Kibur was a tireless advocate on behalf of the Falash Mora, and as Rosensweig points out, Kibur was part of a CJC delegation I helped staff to Israel in 2000. I was beside him when he, with great passion and eloquence, spoke with then-prime minister Ehud Barak of the dire need to help the Falash Mora recently immigrated to Israel. Everyone in the room was greatly moved and came to understand how one man can move mountains.

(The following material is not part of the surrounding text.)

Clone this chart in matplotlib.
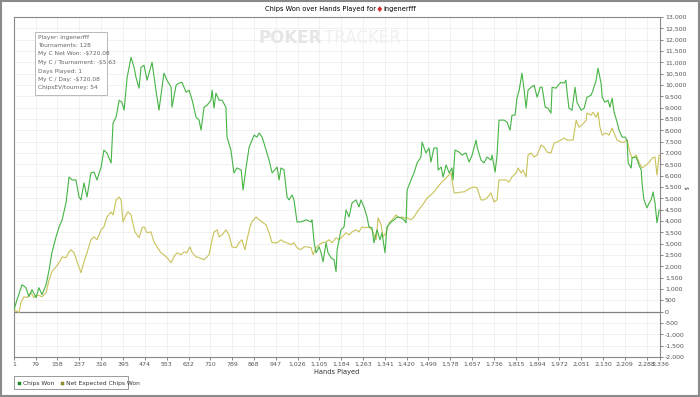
import matplotlib
matplotlib.use("Agg")
import matplotlib.pyplot as plt
from matplotlib.patches import Rectangle

# hands played / chips won
won_hands = [1, 12, 30, 44, 55, 66, 81, 91, 102, 117, 128, 138, 153, 164, 175, 189, 200, 211, 225, 236,
             243, 254, 265, 279, 290, 301, 316, 326, 337, 352, 359, 370, 381, 391, 399, 410, 424, 435, 442, 453,
             460, 471, 482, 500, 514, 525, 543, 554, 569, 572, 587, 597, 608, 623, 634, 645, 659, 670, 677, 688,
             699, 713, 717, 724, 731, 742, 753, 767, 771, 785, 796, 807, 822, 829, 840, 851, 869, 879, 887, 898,
             912, 923, 934, 952, 959, 966, 977, 988, 995, 1006, 1013, 1024, 1038, 1057, 1075, 1078, 1086, 1093, 1104, 1111,
             1118, 1129, 1136, 1147, 1158, 1165, 1169, 1183, 1194, 1201, 1212, 1223, 1237, 1248, 1255, 1266, 1277, 1284, 1295, 1302,
             1313, 1324, 1331, 1342, 1349, 1364, 1375, 1386, 1400, 1411, 1418, 1422, 1436, 1447, 1458, 1472, 1476, 1490, 1501, 1508,
             1519, 1530, 1534, 1545, 1552, 1563, 1574, 1584, 1588, 1595, 1610, 1620, 1635, 1646, 1657, 1671, 1675, 1689, 1700, 1711,
             1725, 1729, 1740, 1747, 1754, 1772, 1783, 1794, 1801, 1812, 1819, 1827, 1837, 1845, 1852, 1859, 1870, 1881, 1892, 1903,
             1910, 1921, 1931, 1942, 1946, 1960, 1968, 1978, 1989, 1996, 2000, 2007, 2018, 2029, 2036, 2051, 2062, 2072, 2087, 2094,
             2105, 2112, 2123, 2127, 2137, 2148, 2155, 2163, 2170, 2181, 2188, 2199, 2210, 2217, 2221, 2232, 2235, 2250, 2260, 2268,
             2271, 2278, 2289, 2297, 2304, 2311, 2318, 2325, 2333]
chips_won = [90, 530, 1190, 1060, 660, 970, 620, 1060, 750, 1190, 1850, 2600, 3300, 3740, 4050, 4800, 5940, 5810, 5810, 5060,
             4930, 5680, 5060, 6120, 6160, 5810, 6380, 7130, 7000, 6560, 8320, 8580, 9330, 9240, 8890, 10340, 11220, 10780, 10340, 9860,
             10780, 10870, 10210, 11000, 9770, 8890, 10520, 10210, 9900, 9020, 9990, 10080, 10120, 9680, 9770, 9330, 8580, 8450, 8010, 9020,
             9110, 9330, 9770, 8980, 9640, 9330, 9330, 9020, 7700, 7130, 6120, 6340, 6250, 5370, 6380, 7260, 7790, 7700, 7880, 7700,
             7130, 6690, 6120, 6380, 5810, 6340, 6250, 5060, 4930, 5150, 4930, 3960, 3960, 4050, 3960, 4050, 3040, 2600, 2860, 2600,
             2200, 3040, 2600, 2380, 2290, 1760, 2730, 3610, 3740, 4490, 4180, 4800, 4930, 4620, 4930, 4620, 4180, 3740, 3700, 3040,
             3610, 3170, 3480, 2600, 3740, 3960, 4050, 4180, 4140, 4050, 3920, 5370, 5810, 6120, 6560, 6820, 7480, 7000, 7220, 6600,
             7220, 7220, 6250, 6380, 5940, 6470, 6120, 6340, 5810, 7130, 7040, 6910, 7000, 6600, 6910, 7570, 7260, 6690, 6560, 6820,
             6690, 6910, 6160, 6910, 8450, 8450, 8360, 8010, 8670, 8670, 9420, 9770, 10520, 9770, 8980, 9770, 9900, 9990, 9460, 9900,
             9900, 9020, 8980, 8760, 9900, 9860, 9990, 10120, 10080, 10210, 9680, 8980, 8890, 9900, 9240, 8890, 8980, 9460, 9550, 9770,
             10210, 10740, 10080, 9460, 9240, 9330, 9020, 9420, 8800, 8360, 8010, 7700, 7700, 7570, 6560, 6340, 6780, 6820, 6470, 6250,
             5680, 4930, 4580, 4800, 4930, 5280, 4800, 3920, 4490]

ev_hands = [1, 19, 26, 37, 48, 62, 73, 84, 102, 117, 128, 138, 153, 164, 175, 189, 200, 207, 218, 229,
            243, 254, 265, 279, 290, 301, 316, 326, 337, 352, 359, 370, 381, 388, 395, 406, 413, 424, 438, 453,
            464, 471, 482, 496, 507, 518, 532, 543, 554, 569, 579, 590, 605, 616, 626, 637, 645, 659, 670, 688,
            706, 717, 724, 735, 742, 753, 767, 778, 789, 804, 814, 825, 836, 843, 854, 861, 876, 887, 898, 912,
            923, 934, 952, 966, 977, 988, 1002, 1013, 1024, 1038, 1049, 1060, 1075, 1082, 1093, 1104, 1115, 1129, 1140, 1151,
            1165, 1176, 1187, 1201, 1212, 1223, 1237, 1248, 1259, 1273, 1284, 1295, 1310, 1317, 1328, 1335, 1346, 1357, 1368, 1382,
            1393, 1404, 1411, 1422, 1436, 1447, 1458, 1472, 1483, 1494, 1508, 1519, 1530, 1545, 1555, 1566, 1581, 1584, 1592, 1602,
            1617, 1628, 1639, 1653, 1664, 1675, 1689, 1700, 1711, 1725, 1736, 1747, 1754, 1765, 1780, 1790, 1801, 1816, 1823, 1834,
            1841, 1852, 1859, 1870, 1881, 1892, 1906, 1917, 1928, 1942, 1953, 1964, 1978, 1989, 2000, 2015, 2022, 2033, 2043, 2054,
            2069, 2072, 2087, 2094, 2105, 2112, 2119, 2127, 2141, 2152, 2163, 2170, 2181, 2196, 2206, 2217, 2228, 2235, 2250, 2260,
            2271, 2286, 2297, 2308, 2318, 2325, 2333]
ev_won = [90, -40, 400, 660, 620, 840, 620, 750, 660, 840, 1410, 1760, 1980, 2160, 2420, 2380, 2640, 2730, 2600, 2200,
          1720, 2200, 2600, 3170, 3300, 3170, 3610, 3740, 4180, 4400, 4270, 4930, 5060, 4930, 3960, 4270, 4400, 4270, 3520, 3260,
          3700, 3740, 3480, 3520, 3080, 2860, 2600, 2510, 2380, 2160, 2420, 2600, 2510, 2640, 2600, 2860, 2600, 2420, 2380, 2290,
          2510, 3170, 3520, 3610, 3300, 3390, 3610, 3390, 2860, 2820, 3040, 3170, 2730, 3170, 3740, 3960, 4180, 4050, 3960, 3830,
          3480, 3040, 3040, 3170, 3080, 3040, 2950, 3040, 2820, 2730, 2860, 2860, 2820, 2510, 2820, 2950, 3040, 3080, 3170, 3040,
          3260, 3170, 3300, 3480, 3390, 3520, 3610, 3520, 3740, 3700, 3740, 3610, 3170, 4140, 3830, 3300, 3480, 3920, 4050, 4270,
          4140, 4180, 4140, 4140, 4050, 4180, 4400, 4620, 4800, 5020, 5150, 5280, 5460, 5680, 5810, 5940, 6120, 5810, 5240, 5240,
          5280, 5280, 5370, 5460, 5500, 5460, 4930, 4930, 5020, 5240, 4840, 4930, 5810, 5810, 5810, 5720, 5940, 6120, 6340, 6120,
          6250, 5940, 6910, 7000, 6820, 6910, 7350, 7260, 7040, 7000, 7440, 7480, 7570, 7660, 7570, 7570, 7570, 8450, 8140, 8230,
          8450, 8760, 8670, 8800, 8580, 8800, 8140, 7790, 7880, 7790, 8100, 7880, 7570, 7480, 7480, 7570, 7000, 6780, 6910, 6600,
          6340, 6470, 6600, 6780, 6820, 6030, 6910]

x_ticks = [1, 79, 158, 237, 316, 395, 474, 553, 632, 710, 789, 868, 947, 1026, 1105, 1184, 1263, 1341,
           1420, 1499, 1578, 1657, 1736, 1815, 1894, 1972, 2051, 2130, 2209, 2288, 2336]
y_ticks = list(range(-2000, 13001, 500))

info_lines = ["Player: ingenerfff", "Tournaments: 128", "My C Net Won: -$720.08",
              "My C / Tournament: -$5.63", "Days Played: 1", "My C / Day: -$720.08",
              "ChipsEV/tourney: 54"]

green = "#45b445"
olive = "#c9c25a"

fig = plt.figure(figsize=(7, 3.97), dpi=100)
ax = fig.add_axes([14/700, 1-357/397, 646/700, 340/397])

ax.plot(ev_hands, ev_won, color=olive, lw=0.8, zorder=3)
ax.plot(won_hands, chips_won, color=green, lw=0.8, zorder=4)
ax.axhline(0, color="#808080", lw=0.9, zorder=2)

ax.set_xlim(1, 2336)
ax.set_ylim(-2000, 13000)
ax.set_xticks(x_ticks)
ax.set_xticklabels([f"{t:,}" for t in x_ticks])
ax.set_yticks(y_ticks)
ax.set_yticklabels([f"{t:,}" for t in y_ticks])
ax.yaxis.tick_right()
ax.tick_params(axis="both", labelsize=4.5, colors="#555555", length=2, width=0.5, pad=1.5)
ax.grid(True, color="#ececec", lw=0.5)
ax.set_axisbelow(True)
for s in ax.spines.values():
    s.set_color("#8a8a8a")
    s.set_linewidth(0.8)

fig.text(337/700, 1-372/397, "Hands Played", fontsize=4.8, ha="center", va="center", color="#333333")
fig.text(685/700, 1-188/397, "$", fontsize=4, ha="center", va="center", rotation=270, color="#333333")

# title with red site icon
fig.text(376/700, 1-9/397, "Chips Won over Hands Played for", fontsize=4.8, ha="right", va="center")
fig.text(379/700, 1-9/397, "\u2666", fontsize=6, ha="center", va="center", color="#d42a2a")
fig.text(383/700, 1-9/397, "ingenerfff", fontsize=4.8, ha="left", va="center")

# watermark
fig.text(322/700, 1-38/397, "POKER", fontsize=12, fontweight="bold", ha="right", va="center",
         color="#e6e6e6", zorder=0)
fig.text(324/700, 1-38/397, "TRACKER", fontsize=12, ha="left", va="center",
         color="#f0f0f0", zorder=0)

# info box
fig.patches.append(Rectangle((35/700, 1-95/397), 72/700, 63/397, transform=fig.transFigure,
                             fill=True, facecolor="white", edgecolor="#b0b0b0", lw=0.6, zorder=5))
for i, line in enumerate(info_lines):
    fig.text(38/700, 1-(37 + i*8.5)/397, line, fontsize=4.2, ha="left", va="center", color="#666666", zorder=6)

# legend box
fig.patches.append(Rectangle((14/700, 1-389/397), 114/700, 13/397, transform=fig.transFigure,
                             fill=False, edgecolor="#8a8a8a", lw=0.6))
fig.patches.append(Rectangle((18/700, 1-385/397), 3/700, 3/397, transform=fig.transFigure,
                             facecolor="#1f8a2a", edgecolor="#1f8a2a", lw=0.3))
fig.text(23/700, 1-383.5/397, "Chips Won", fontsize=4.3, ha="left", va="center", color="#333333")
fig.patches.append(Rectangle((61/700, 1-385/397), 3/700, 3/397, transform=fig.transFigure,
                             facecolor="#9a9a30", edgecolor="#6a6a20", lw=0.3))
fig.text(66/700, 1-383.5/397, "Net Expected Chips Won", fontsize=4.3, ha="left", va="center", color="#333333")

# outer frame
fig.patches.append(Rectangle((0.002, 0.003), 0.996, 0.994, transform=fig.transFigure,
                             fill=False, edgecolor="#8a8a8a", lw=1.5))

fig.savefig("out.png", dpi=100)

Kibur was a man of great compassion. He spoke in quiet yet sincere tones in a way that provoked you not just to hear, but to listen. He asked little for himself, but gave so much of himself to the causes he so strongly believed in. Our prophet Isaiah tells us that the 613 commandments can be summed up in two principles: do justice and carry out acts of righteousness. Kibur Arses epitomized these principles. May his memory be for a blessing.